[Directions for this task]
Copy out every line of the data exactly.

[Available data]
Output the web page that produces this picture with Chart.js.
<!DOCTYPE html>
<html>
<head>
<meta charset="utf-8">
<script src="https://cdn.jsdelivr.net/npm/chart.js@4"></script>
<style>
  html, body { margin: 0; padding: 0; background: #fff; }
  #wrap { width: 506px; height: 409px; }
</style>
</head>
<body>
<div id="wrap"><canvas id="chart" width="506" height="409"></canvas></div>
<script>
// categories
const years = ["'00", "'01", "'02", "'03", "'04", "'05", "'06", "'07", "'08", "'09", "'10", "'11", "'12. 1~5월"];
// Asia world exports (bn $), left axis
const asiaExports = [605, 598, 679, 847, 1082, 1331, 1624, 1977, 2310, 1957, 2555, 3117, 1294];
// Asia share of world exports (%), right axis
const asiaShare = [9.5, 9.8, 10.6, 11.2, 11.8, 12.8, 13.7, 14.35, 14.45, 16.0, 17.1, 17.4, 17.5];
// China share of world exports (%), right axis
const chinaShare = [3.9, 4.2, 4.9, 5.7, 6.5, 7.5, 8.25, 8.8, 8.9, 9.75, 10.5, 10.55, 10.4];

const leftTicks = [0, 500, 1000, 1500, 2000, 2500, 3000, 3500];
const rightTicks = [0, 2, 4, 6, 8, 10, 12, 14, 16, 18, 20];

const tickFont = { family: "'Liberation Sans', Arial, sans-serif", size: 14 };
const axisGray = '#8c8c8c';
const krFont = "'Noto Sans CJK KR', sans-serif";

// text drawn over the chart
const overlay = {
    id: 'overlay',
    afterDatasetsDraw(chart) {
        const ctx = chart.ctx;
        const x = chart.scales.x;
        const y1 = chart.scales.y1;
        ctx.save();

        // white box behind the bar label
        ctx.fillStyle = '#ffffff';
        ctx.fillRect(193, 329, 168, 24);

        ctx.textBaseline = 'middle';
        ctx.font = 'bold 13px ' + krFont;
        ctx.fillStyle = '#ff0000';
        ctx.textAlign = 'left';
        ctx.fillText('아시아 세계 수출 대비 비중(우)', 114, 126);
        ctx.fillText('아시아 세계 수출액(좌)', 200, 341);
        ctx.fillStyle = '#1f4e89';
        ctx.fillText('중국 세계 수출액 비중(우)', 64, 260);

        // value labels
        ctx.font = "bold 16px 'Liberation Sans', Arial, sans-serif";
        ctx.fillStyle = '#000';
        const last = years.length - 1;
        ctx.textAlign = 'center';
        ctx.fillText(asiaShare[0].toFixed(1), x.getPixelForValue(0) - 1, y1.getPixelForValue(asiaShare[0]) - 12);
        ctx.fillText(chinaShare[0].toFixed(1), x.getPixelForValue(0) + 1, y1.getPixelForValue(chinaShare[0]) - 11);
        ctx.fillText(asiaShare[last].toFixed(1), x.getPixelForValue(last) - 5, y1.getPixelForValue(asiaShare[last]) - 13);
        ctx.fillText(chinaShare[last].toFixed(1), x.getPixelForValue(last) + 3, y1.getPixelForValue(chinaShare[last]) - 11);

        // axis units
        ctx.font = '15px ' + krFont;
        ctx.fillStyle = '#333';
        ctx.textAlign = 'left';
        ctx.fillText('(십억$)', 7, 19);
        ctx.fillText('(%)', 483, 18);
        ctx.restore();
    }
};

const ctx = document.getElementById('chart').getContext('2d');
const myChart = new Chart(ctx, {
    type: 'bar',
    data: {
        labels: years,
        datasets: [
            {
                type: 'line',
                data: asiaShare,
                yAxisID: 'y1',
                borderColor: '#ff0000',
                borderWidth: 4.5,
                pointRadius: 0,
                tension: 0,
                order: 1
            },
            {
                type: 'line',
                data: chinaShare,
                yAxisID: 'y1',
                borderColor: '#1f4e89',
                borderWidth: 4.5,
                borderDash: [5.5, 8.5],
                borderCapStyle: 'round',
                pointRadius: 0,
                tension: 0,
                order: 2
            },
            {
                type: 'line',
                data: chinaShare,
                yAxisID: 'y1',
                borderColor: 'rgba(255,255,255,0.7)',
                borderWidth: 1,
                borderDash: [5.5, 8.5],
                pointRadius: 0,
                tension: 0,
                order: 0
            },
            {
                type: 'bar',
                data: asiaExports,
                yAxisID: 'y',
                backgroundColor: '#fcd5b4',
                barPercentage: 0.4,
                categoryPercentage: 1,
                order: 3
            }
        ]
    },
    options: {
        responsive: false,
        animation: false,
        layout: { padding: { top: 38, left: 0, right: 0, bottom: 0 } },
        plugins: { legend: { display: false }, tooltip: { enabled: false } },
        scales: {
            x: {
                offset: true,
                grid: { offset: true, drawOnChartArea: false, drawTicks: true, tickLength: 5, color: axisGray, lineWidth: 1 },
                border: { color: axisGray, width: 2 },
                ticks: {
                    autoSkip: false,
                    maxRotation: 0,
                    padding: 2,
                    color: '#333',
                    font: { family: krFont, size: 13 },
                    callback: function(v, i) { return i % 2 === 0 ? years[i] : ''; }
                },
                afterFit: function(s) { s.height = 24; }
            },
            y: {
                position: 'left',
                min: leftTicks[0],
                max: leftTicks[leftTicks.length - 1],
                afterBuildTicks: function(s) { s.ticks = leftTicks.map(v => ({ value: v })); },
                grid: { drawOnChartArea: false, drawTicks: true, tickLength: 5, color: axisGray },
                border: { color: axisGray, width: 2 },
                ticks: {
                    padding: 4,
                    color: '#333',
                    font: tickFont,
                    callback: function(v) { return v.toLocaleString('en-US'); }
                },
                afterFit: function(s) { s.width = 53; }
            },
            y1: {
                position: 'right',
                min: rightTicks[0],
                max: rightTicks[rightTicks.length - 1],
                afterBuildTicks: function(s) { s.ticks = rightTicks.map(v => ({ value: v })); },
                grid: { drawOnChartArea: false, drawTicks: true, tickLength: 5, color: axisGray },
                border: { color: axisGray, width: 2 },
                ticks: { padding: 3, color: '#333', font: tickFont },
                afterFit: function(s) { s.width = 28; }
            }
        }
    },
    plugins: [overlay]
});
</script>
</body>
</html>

[Result of this exercise]
Output the web page that produces this picture with Chart.js.
<!DOCTYPE html>
<html>
<head>
<meta charset="utf-8">
<script src="https://cdn.jsdelivr.net/npm/chart.js@4"></script>
<style>
  html, body { margin: 0; padding: 0; background: #fff; }
  #wrap { width: 506px; height: 409px; }
</style>
</head>
<body>
<div id="wrap"><canvas id="chart" width="506" height="409"></canvas></div>
<script>
// categories
const years = ["'00", "'01", "'02", "'03", "'04", "'05", "'06", "'07", "'08", "'09", "'10", "'11", "'12. 1~5월"];
// Asia world exports (bn $), left axis
const asiaExports = [605, 598, 679, 847, 1082, 1331, 1624, 1977, 2310, 1957, 2555, 3117, 1294];
// Asia share of world exports (%), right axis
const asiaShare = [9.5, 9.8, 10.6, 11.2, 11.8, 12.8, 13.7, 14.35, 14.45, 16.0, 17.1, 17.4, 17.5];
// China share of world exports (%), right axis
const chinaShare = [3.9, 4.2, 4.9, 5.7, 6.5, 7.5, 8.25, 8.8, 8.9, 9.75, 10.5, 10.55, 10.4];

const leftTicks = [0, 500, 1000, 1500, 2000, 2500, 3000, 3500];
const rightTicks = [0, 2, 4, 6, 8, 10, 12, 14, 16, 18, 20];

const tickFont = { family: "'Liberation Sans', Arial, sans-serif", size: 14 };
const axisGray = '#8c8c8c';
const krFont = "'Noto Sans CJK KR', sans-serif";

// text drawn over the chart
const overlay = {
    id: 'overlay',
    afterDatasetsDraw(chart) {
        const ctx = chart.ctx;
        const x = chart.scales.x;
        const y1 = chart.scales.y1;
        ctx.save();

        // white box behind the bar label
        ctx.fillStyle = '#ffffff';
        ctx.fillRect(193, 329, 168, 24);

        ctx.textBaseline = 'middle';
        ctx.font = 'bold 13px ' + krFont;
        ctx.fillStyle = '#ff0000';
        ctx.textAlign = 'left';
        ctx.fillText('아시아 세계 수출 대비 비중(우)', 114, 126);
        ctx.fillText('아시아 세계 수출액(좌)', 200, 341);
        ctx.fillStyle = '#1f4e89';
        ctx.fillText('중국 세계 수출액 비중(우)', 64, 260);

        // value labels
        ctx.font = "bold 16px 'Liberation Sans', Arial, sans-serif";
        ctx.fillStyle = '#000';
        const last = years.length - 1;
        ctx.textAlign = 'center';
        ctx.fillText(asiaShare[0].toFixed(1), x.getPixelForValue(0) - 1, y1.getPixelForValue(asiaShare[0]) - 12);
        ctx.fillText(chinaShare[0].toFixed(1), x.getPixelForValue(0) + 1, y1.getPixelForValue(chinaShare[0]) - 11);
        ctx.fillText(asiaShare[last].toFixed(1), x.getPixelForValue(last) - 5, y1.getPixelForValue(asiaShare[last]) - 13);
        ctx.fillText(chinaShare[last].toFixed(1), x.getPixelForValue(last) + 3, y1.getPixelForValue(chinaShare[last]) - 11);

        // axis units
        ctx.font = '15px ' + krFont;
        ctx.fillStyle = '#333';
        ctx.textAlign = 'left';
        ctx.fillText('(십억$)', 7, 19);
        ctx.fillText('(%)', 483, 18);
        ctx.restore();
    }
};

const ctx = document.getElementById('chart').getContext('2d');
const myChart = new Chart(ctx, {
    type: 'bar',
    data: {
        labels: years,
        datasets: [
            {
                type: 'line',
                data: asiaShare,
                yAxisID: 'y1',
                borderColor: '#ff0000',
                borderWidth: 4.5,
                pointRadius: 0,
                tension: 0,
                order: 1
            },
            {
                type: 'line',
                data: chinaShare,
                yAxisID: 'y1',
                borderColor: '#1f4e89',
                borderWidth: 4.5,
                borderDash: [5.5, 8.5],
                borderCapStyle: 'round',
                pointRadius: 0,
                tension: 0,
                order: 2
            },
            {
                type: 'line',
                data: chinaShare,
                yAxisID: 'y1',
                borderColor: 'rgba(255,255,255,0.7)',
                borderWidth: 1,
                borderDash: [5.5, 8.5],
                pointRadius: 0,
                tension: 0,
                order: 0
            },
            {
                type: 'bar',
                data: asiaExports,
                yAxisID: 'y',
                backgroundColor: '#fcd5b4',
                barPercentage: 0.4,
                categoryPercentage: 1,
                order: 3
            }
        ]
    },
    options: {
        responsive: false,
        animation: false,
        layout: { padding: { top: 38, left: 0, right: 0, bottom: 0 } },
        plugins: { legend: { display: false }, tooltip: { enabled: false } },
        scales: {
            x: {
                offset: true,
                grid: { offset: true, drawOnChartArea: false, drawTicks: true, tickLength: 5, color: axisGray, lineWidth: 1 },
                border: { color: axisGray, width: 2 },
                ticks: {
                    autoSkip: false,
                    maxRotation: 0,
                    padding: 2,
                    color: '#333',
                    font: { family: krFont, size: 13 },
                    callback: function(v, i) { return i % 2 === 0 ? years[i] : ''; }
                },
                afterFit: function(s) { s.height = 24; }
            },
            y: {
                position: 'left',
                min: leftTicks[0],
                max: leftTicks[leftTicks.length - 1],
                afterBuildTicks: function(s) { s.ticks = leftTicks.map(v => ({ value: v })); },
                grid: { drawOnChartArea: false, drawTicks: true, tickLength: 5, color: axisGray },
                border: { color: axisGray, width: 2 },
                ticks: {
                    padding: 4,
                    color: '#333',
                    font: tickFont,
                    callback: function(v) { return v.toLocaleString('en-US'); }
                },
                afterFit: function(s) { s.width = 53; }
            },
            y1: {
                position: 'right',
                min: rightTicks[0],
                max: rightTicks[rightTicks.length - 1],
                afterBuildTicks: function(s) { s.ticks = rightTicks.map(v => ({ value: v })); },
                grid: { drawOnChartArea: false, drawTicks: true, tickLength: 5, color: axisGray },
                border: { color: axisGray, width: 2 },
                ticks: { padding: 3, color: '#333', font: tickFont },
                afterFit: function(s) { s.width = 28; }
            }
        }
    },
    plugins: [overlay]
});
</script>
</body>
</html>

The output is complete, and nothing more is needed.